We Don’t Need to Understand. We Can Predict.

I write this in reaction to this observation made by Chris Arnade:

“The bigger issue is the shift towards arrogance of many policy folks who have come to believe they “explain & predict” via data”

In most cases, there is no real “explanation.”  They simply point to the data and say that this is “true” because the data say so.  There, the data is self-explanatory, sometimes coupled with some naively simple platitudes.

I’d like to claim with confidence that this is fundamentally wrong, but I can’t.  I know the history of data science and pattern recognition too well to say so.  Google Translate was the first seriously successful attempt at machine translation precisely because it did not bother to “explain,” i.e. its algorithm did not bother to learn the nuances of grammar and linguistic logic for different languages that it is trying to translate between, but simple absorbed the common patterns seen in a massive volume of presumably identical documents in different languages.  The patterns it recognized in the data, it applies to other contexts, in the classic “data science” fashion.  No theory.  No “model.”  Just the patterns in the data.  And it works better than anything that tries to presuppose a “structure.”  It will fail in certain highly nuanced circumstances, it is good enough in almost any workaday situation.  You are not trying to write love letters in a language you do not know via Google Translate most of the time, for example.

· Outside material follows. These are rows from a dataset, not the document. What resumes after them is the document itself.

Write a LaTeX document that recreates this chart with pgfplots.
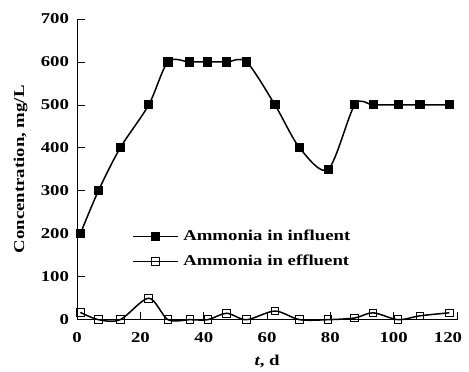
\documentclass[border=0pt]{standalone}
\usepackage{fontspec}
\setmainfont[FakeStretch=1.25]{Liberation Serif}
\usepackage{pgfplots}
\pgfplotsset{compat=1.18}
\usetikzlibrary{calc}

% ammonia concentration over time, mg/L
\pgfplotstableread{
t     inf  eff
1.0   200  17
6.7   300  0
13.6  400  0
22.6  500  50
28.7  600  0
35.6  600  0
41.3  600  0
47.2  600  15
53.5  600  0
62.5  500  20
70.3  400  0
79.3  350  0
87.7  500  4
93.5  500  16
101.4 500  0
108.3 500  9
117.6 500  16
}\ammonia

\begin{document}
\bfseries\fontsize{15bp}{18bp}\selectfont
\begin{tikzpicture}
\begin{axis}[
  name=ax,
  scale only axis,
  width=379bp, height=300bp,
  xmin=0, xmax=120, ymin=0, ymax=700,
  axis x line*=bottom, axis y line*=left,
  axis line style={-, line width=1bp},
  xtick={0,20,...,100}, ytick={0,100,...,700},
  extra x ticks={120},
  extra x tick style={xticklabel style={xshift=-9bp}},
  tick align=inside,
  major tick length=8bp,
  tick style={line width=0.8bp, black},
  /pgf/number format/assume math mode=true,
  xticklabel style={yshift=-8bp},
  yticklabel style={xshift=-3bp},
  xlabel={\textit{t}, d},
  ylabel={Concentration, mg/L},
  xlabel style={yshift=-2bp},
  ylabel style={yshift=3bp},
  clip=false,
  legend style={at={(0.145,0.305)}, anchor=north west, draw=none, fill=none,
    row sep=8bp, inner sep=0pt,
    /tikz/every odd column/.append style={column sep=3bp}},
  legend cell align=left,
  legend image code/.code={%
    \draw[mark repeat=2, mark phase=2, #1]
      plot coordinates {(0cm,0cm) (0.78cm,0cm) (1.56cm,0cm)};},
]
\addplot[black, line width=1.5bp, smooth, tension=0.5,
  mark=square*, mark size=3.8bp, mark options={solid, fill=black}]
  table[x=t, y=inf] {\ammonia};
\addlegendentry{Ammonia in influent}
\addplot[black, line width=1.5bp, smooth, tension=0.5,
  mark=square, mark size=3.8bp, mark options={solid, fill=white, line width=1bp}]
  table[x=t, y=eff] {\ammonia};
\addlegendentry{Ammonia in effluent}
\end{axis}
\pgfresetboundingbox
\path ($(ax.south west)+(-77bp,-52bp)$) rectangle ($(ax.north east)+(12bp,19bp)$);
\end{tikzpicture}
\end{document}
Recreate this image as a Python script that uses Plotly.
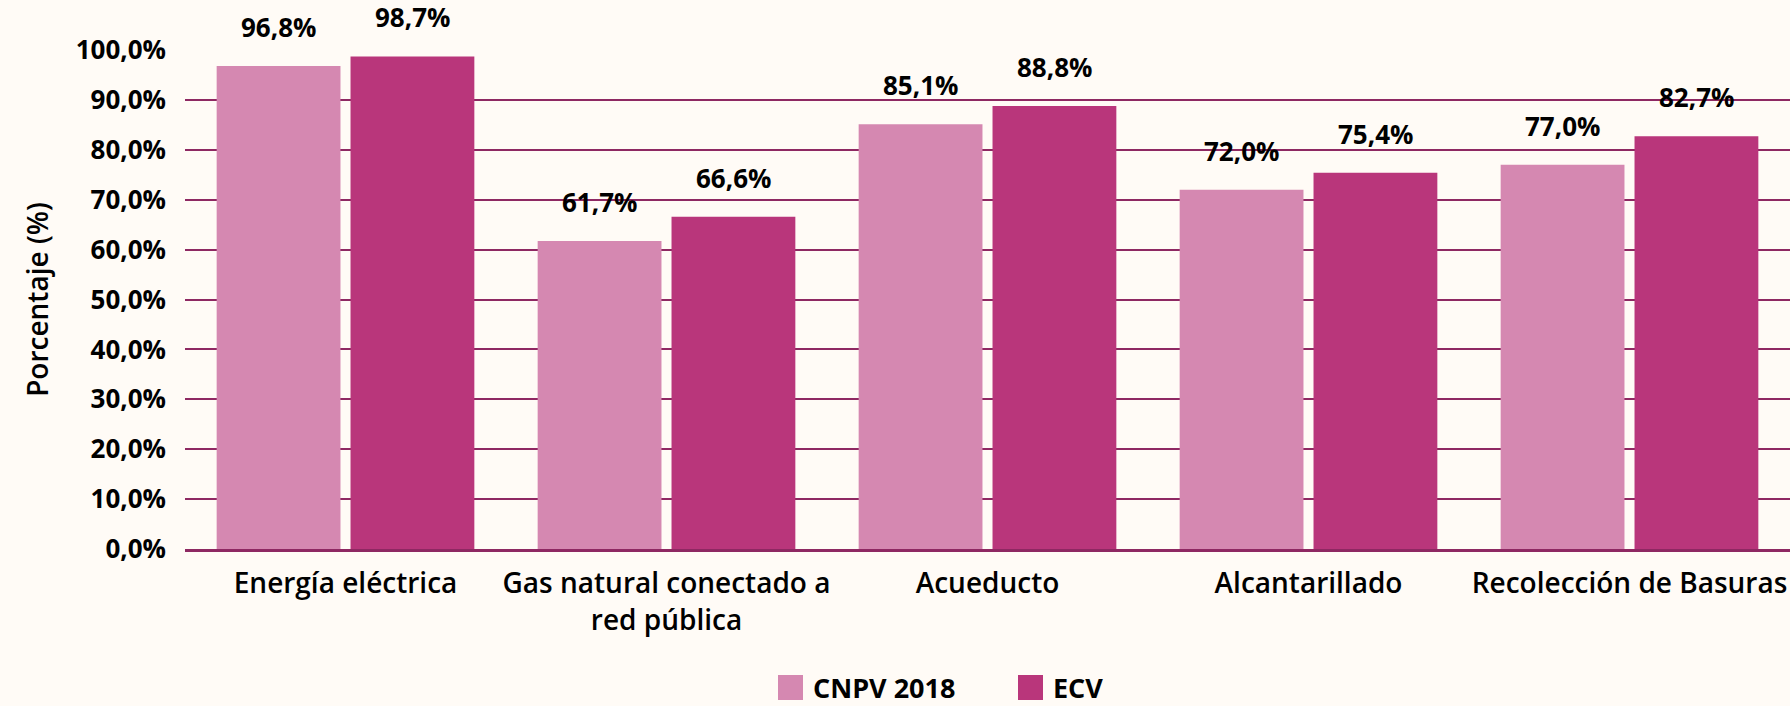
import plotly.graph_objects as go

categories = ["Energía eléctrica", "Gas natural conectado a<br>red pública", "Acueducto",
              "Alcantarillado", "Recolección de Basuras"]
series_names = ["CNPV 2018", "ECV"]
cnpv = [96.8, 61.7, 85.1, 72.0, 77.0]
ecv = [98.7, 66.6, 88.8, 75.4, 82.7]
y_ticks = [0, 10, 20, 30, 40, 50, 60, 70, 80, 90, 100]

PINK = "#D588B1"
MAGENTA = "#B9367B"
GRID = "#8E2862"
BG = "#FFFBF6"
FONT = "Open Sans"

W, H = 1790, 706
ML, MR, MT, MB = 185, 0, 50, 157
BARGAP = 0.166
BARGROUPGAP = 0.075


def fmt(v):
    return f"{v:.1f}".replace(".", ",") + "%"


def px_x(px):
    return (px - ML) / (W - ML - MR)


def px_y(py):
    return (H - MB - py) / (H - MT - MB)


series = [(series_names[0], cnpv, PINK), (series_names[1], ecv, MAGENTA)]

fig = go.Figure()
for name, vals, col in series:
    fig.add_bar(name=name, x=categories, y=vals, showlegend=False,
                marker=dict(color=col, line=dict(width=0)))

half = (1 - BARGAP) / 4
for k, (name, vals, col) in enumerate(series):
    sign = -1 if k == 0 else 1
    for i, v in enumerate(vals):
        fig.add_annotation(x=i + sign * half, y=v, text=fmt(v), showarrow=False,
                           yanchor="bottom", yshift=19,
                           font=dict(family=FONT, size=26, color="black", weight="bold"))

# small tick at the left end of the x axis
fig.add_shape(type="line", xref="paper", yref="y", x0=0, x1=0, y0=0, y1=-2.5,
              line=dict(color=GRID, width=2.5))

# legend drawn as squares + labels below the plot
legend_items = [(series_names[0], PINK, 778), (series_names[1], MAGENTA, 1018)]
for name, col, left in legend_items:
    fig.add_shape(type="rect", xref="paper", yref="paper",
                  x0=px_x(left), x1=px_x(left + 25), y0=px_y(700), y1=px_y(675),
                  fillcolor=col, line=dict(width=0))
    fig.add_annotation(xref="paper", yref="paper", x=px_x(left + 33), y=px_y(687),
                       xanchor="left", yanchor="middle", showarrow=False, text=name,
                       font=dict(family=FONT, size=27, color="black", weight="bold"))

fig.update_layout(
    width=W, height=H, autosize=False,
    paper_bgcolor=BG, plot_bgcolor=BG,
    margin=dict(l=ML, r=MR, t=MT, b=MB, autoexpand=False),
    barmode="group", bargap=BARGAP, bargroupgap=BARGROUPGAP,
    separators=",.",
    font=dict(family=FONT, color="black"),
    showlegend=False,
)
fig.update_xaxes(
    automargin=False,
    showgrid=False, showline=True, linecolor=GRID, linewidth=2.5,
    ticks="", ticklabelstandoff=8, range=[-0.5, 4.5],
    tickfont=dict(family=FONT, size=28, color="black", weight=600),
)
fig.update_yaxes(
    automargin=False,
    range=[0, 100], tickvals=y_ticks, ticktext=[fmt(t) for t in y_ticks],
    showgrid=True, gridcolor=GRID, gridwidth=2.2, zeroline=False, showline=False,
    ticks="", ticklabelstandoff=18,
    tickfont=dict(family=FONT, size=26, color="black", weight="bold"),
    title=dict(text="Porcentaje (%)", standoff=18,
               font=dict(family=FONT, size=28, color="black", weight=600)),
)

fig.write_html(
    "out.html",
    config={"displayModeBar": False},
    post_script="document.body.style.margin='0';document.body.style.background='" + BG + "';",
)
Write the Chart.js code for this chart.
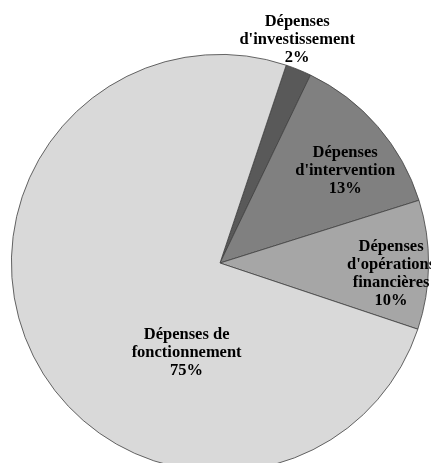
<!DOCTYPE html>
<html>
<head>
<meta charset="utf-8">
<script src="https://cdn.jsdelivr.net/npm/chart.js@4"></script>
<style>
  html, body { margin: 0; padding: 0; background: #fff; overflow: hidden; }
  #wrap { width: 431px; height: 482px; position: relative; }
</style>
</head>
<body>
<div id="wrap"><canvas id="budgetChart"></canvas></div>
<script>
// Répartition des dépenses (en %)
const categories = [
    ['Dépenses', "d'investissement"],
    ['Dépenses', "d'intervention"],
    ['Dépenses', "d'opérations", 'financières'],
    ['Dépenses de', 'fonctionnement']
];
const shares = [2, 13, 10, 75];
const sliceColors = ['#595959', '#808080', '#a6a6a6', '#d9d9d9'];

// where each label block sits, as a fraction of the radius from the centre
const labelSpots = [
    [0.37, -1.07],
    [0.60, -0.44],
    [0.82, 0.05],
    [-0.16, 0.43]
];

const sliceLabels = {
    id: 'sliceLabels',
    afterDatasetsDraw(chart) {
        const ctx = chart.ctx;
        const arcs = chart.getDatasetMeta(0).data;
        ctx.save();
        ctx.font = 'bold 16.5px "Liberation Serif", serif';
        ctx.fillStyle = '#000';
        ctx.textAlign = 'center';
        ctx.textBaseline = 'middle';
        arcs.forEach((arc, i) => {
            const lines = categories[i].concat(shares[i] + '%');
            const cx = arc.x + labelSpots[i][0] * arc.outerRadius;
            const cy = arc.y + labelSpots[i][1] * arc.outerRadius;
            const lh = 18;
            const top = cy - (lines.length - 1) * lh / 2;
            lines.forEach((t, k) => ctx.fillText(t, cx, top + k * lh));
        });
        ctx.restore();
    }
};

new Chart(document.getElementById('budgetChart'), {
    type: 'pie',
    data: {
        labels: categories.map(c => c.join(' ')),
        datasets: [{
            data: shares,
            backgroundColor: sliceColors,
            borderColor: '#404040',
            borderWidth: 0.8
        }]
    },
    options: {
        responsive: true,
        maintainAspectRatio: false,
        animation: false,
        rotation: 18.5,
        layout: { padding: { left: 11, right: 2, top: 54, bottom: 10 } },
        plugins: {
            legend: { display: false },
            tooltip: { enabled: false }
        }
    },
    plugins: [sliceLabels]
});
</script>
</body>
</html>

This makes me wonder if the problem with data journalism/science/wonkism is not the overreliance on the data, which is often implied in the criticisms thereof, but the attempt at “explanations.”  Data is what it is.  Its collection is probably biased, but it is, for most part, always “true.”  It just so happens that it is rarely the complete and full “truth.”  If the data shows that the average height of Belgians is 183cm, then that is the truth, as far as the data shows.  But it tells us nothing as to why the Belgians are 183cm tall on average, or, indeed, if the Belgians are even “tall.”  (Yes, it tells us that the average Belgian is taller than the average person around the world.  But is the average Belgian taller than the average NBA player?  an average Dinka tribesman?  an average Martian?  And, regardless of whether any of these is true or false, what would that mean?)  Trying to force the limited data into context constructed by one’s agenda and call it an “explanation” is a dangerous thing, especially if the “explainer” believes that the use of the data–facts–suffices to make the explanation equally “factual.”  There are many ways to interpret the facts, even the same facts.  It is not important whether my interpretation is “right” or the other is “wrong.”  It is far more important that we are on the same ground as to why I’ve interpreted the facts as I did and why the other person interpreted them as she did.  That way, we can at least understand where they come from and how they think, and likewise, they can understand why we think as we do.  Maybe we can learn from each other.  Maybe we can agree to disagree, if their assumptions and premises are no less or no more valid than ours.  The bottom line is that the hows and whys, the explanation, is not a simple one way street with clearly defined right and wrong answers.  The universe is complicated after all.  The elephant is not just a spear, a rope, or a wall.  It is none of them, and all of them:  the point of “explanation” is not to browbeat the other into believing that the elephant is a spear and not a wall, but to understand how it can be all and none at the same time.